Sunday 26 August 2012

2012 a good and bad year

2012 has been a good year for South Australian wines the weather conditions have been perfect for the production of high quality grapes and high quality wine. After successive bad years the Australian wine industry deserves some luck. The good year in Australia has been counter balanced by poor growing conditions in Northern France especially in the Champagne region.

In Champagne the growers have been beset with all sorts of difficulties with late frosts in April and heavy rain for most of late spring and early summer. The poor weather conditions have caused coulure when the vine flowers fail to to set and pollinate properly. Vines are self pollinating plants which need dry and breezy conditions for the pollen to spread properly amongst the vines. The flowers in Champagne did not all pollinate at the same time so the vines fruited at different times which adds to difficulties to tending the fruit and harvesting it. The poor weather conditions also caused millerandage where the fruit fails to develop properly. The cold wet weather did not help the fruiting bodies of the vines.
 To add to all this the vines were afflicted by both powdery mildew and (Oidium) and downy mildew (Peronospera). The treatments applied by the growers were washed off the grapes by the incessant downpours.

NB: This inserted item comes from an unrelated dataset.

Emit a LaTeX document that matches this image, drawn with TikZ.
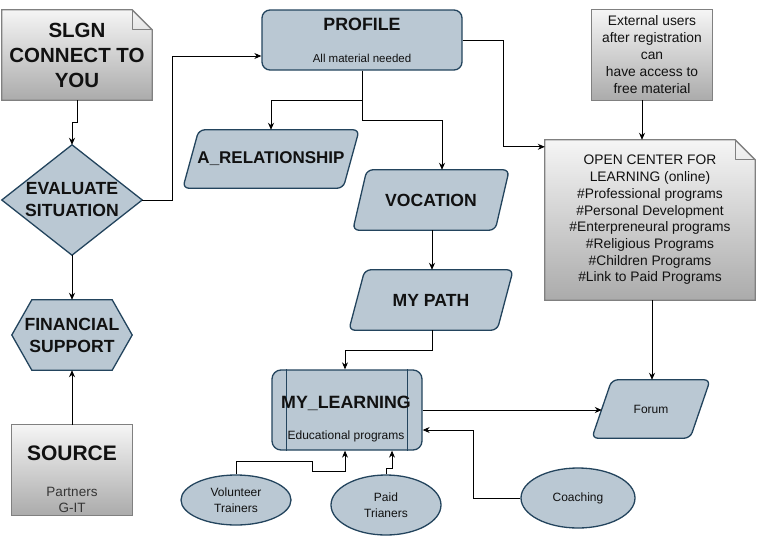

The good weather conditions in Australia and poor ones in Champagne cannot just be blamed on luck.
There is no doubt in my mind that man made climate change is altering the weather. This has been predicted by climate scientists who not only use climate models to predict the changes to the climate but who have also researched the climate of the past to make predictions. The greater extremes of weather events and the greater variability of the weather is caused by global warming which has increased the average temperature of the atmosphere and the amount of water vapour in the air. There is more energy in the atmosphere to disrupt normal weather patterns. As we pump more and more carbon  di-oxide  into the atmosphere the likelihood of  us experiencing extreme weather will increase. Some years vine growers will benefit but overall I expect that climate change will create more and more serious problems not just for viticulture but for all forms of agriculture. We are damaging the atmosphere and we shall also damage the quality of our most preferred beverage. How stupid is that?